I had posted this question already on StackOverflow, but I had been advised to post it here too. StackOverflow url: c# - How come sometimes my messages on the NServicebus queue get an infinite DeliveryCount? - Stack Overflow
For some of my NServiceBus integrations, I see that my messages “get stuck”. My queue receives messages from one of my saga’s, and normally everything works fine. The message comes in, its being processed, and then removed from the queue. However, sometimes it just stops removing these messages from the queue. It processes the message (in this case they are being send to a SQL-DB), but then keeps it on the queue, upping the delivery-count by 1. After I notice this, I disable & enable the WebJob that handle my Saga’s (sometimes the DeliveryCounts for individual messages reaches a value of over 3000, even though the default MaxDeliveryCount should be set to 6 according to the documentation). Doing that fixes the problem for awhile, until it show up again at some point.
Some of the WebJobs run on .NetFrameWork 461, these all run fine. The ones that sometimes “stop working” are the ones build on .NetCore 2.1. I’m not implying that this is a problem with the framework, but my guess is that the error might have to with setting up the endpoint (because the EndPoint Configuration is a bit different between these version).
I have already tried to replicate the error by sending 15.000+ messages to the queue, or by disabling the WebJobs and only activating them when the queue is already full. Nothing works, the problem just shows up at pure random.
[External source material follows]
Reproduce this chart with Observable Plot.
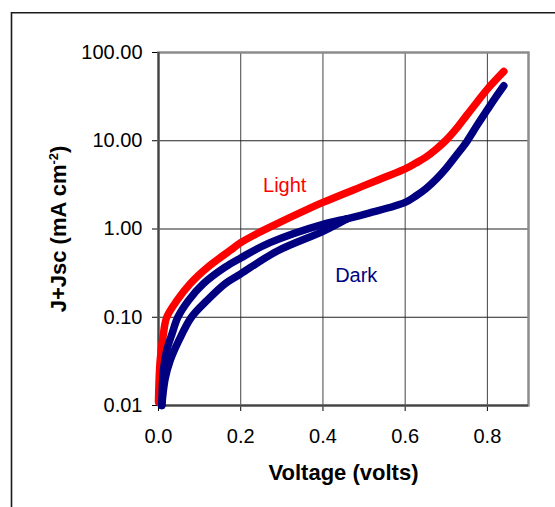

This means that most of the time everything goes fine, up until that one point it decides it wont anymore.
indent preformatted text by 4 spaces
private async Task<EndpointConfiguration> BuildDefaultConfiguration()
{
var environment = this.configuration["Environment"];
var endpointConfiguration = new EndpointConfiguration(this.endpointName);
endpointConfiguration.SendHeartbeatTo($"particular.servicecontrol.{environment}");
endpointConfiguration.SendFailedMessagesTo("error");
endpointConfiguration.AuditProcessedMessagesTo("audit");
var host = Environment.GetEnvironmentVariable("WEBSITE_INSTANCE_ID") ?? Environment.MachineName;
endpointConfiguration
.UniquelyIdentifyRunningInstance()
.UsingNames(environment, host)
.UsingCustomDisplayName(environment);
var metrics = endpointConfiguration.EnableMetrics();
metrics.SendMetricDataToServiceControl($"particular.monitoring.{environment}", TimeSpan.FromSeconds(2));
endpointConfiguration.UseContainer<NinjectBuilder>(customizations =>
{
customizations.ExistingKernel(this.kernel);
});
endpointConfiguration.ApplyCustomConventions();
endpointConfiguration.EnableInstallers();
endpointConfiguration.UseSerialization<NewtonsoftSerializer>();
var connectionString = this.configuration["ConnectionStrings:ServiceBus"];
var transportExtensions = endpointConfiguration.UseTransport<AzureServiceBusTransport>();
transportExtensions.ConnectionString(connectionString);
transportExtensions.UseWebSockets();
transportExtensions.PrefetchCount(1);
// license
var cloudStorageAccount = CloudStorageAccount.Parse(this.configuration["ConnectionStrings:Storage"]);
var cloudBlobClient = cloudStorageAccount.CreateCloudBlobClient();
var cloudBlobContainer = cloudBlobClient.GetContainerReference("configurations");
await cloudBlobContainer.CreateIfNotExistsAsync().ConfigureAwait(false);
var blockBlobReference = cloudBlobContainer.GetBlockBlobReference("license.xml");
endpointConfiguration.License(await blockBlobReference.DownloadTextAsync().ConfigureAwait(false));
endpointConfiguration.DefineCriticalErrorAction(async context =>
{
try
{
await context.Stop().ConfigureAwait(false);
}
finally
{
Environment.FailFast($"Critical error shutting down:'{context.Error}'.", context.Exception);
}
});
return endpointConfiguration;
}
I have included the function that sets up the EndPointConfiguration. I expect I’m missing something here that is causing the error, but I have no idea what it is. To clarivy: I do not actually receive an error. I just notice that messages are being processed, but not being removed from the queue.
Edit:
I have added a screenshot from the queue through QueueExplorer, to visualize the problem. There where around 300 messages on the queue before I took the screenshot. Those where all being blocked by the messages you can see in this picture. A simple restart of the webjob that contains the handlers for these messages fixes the problem, until it goes wrong again.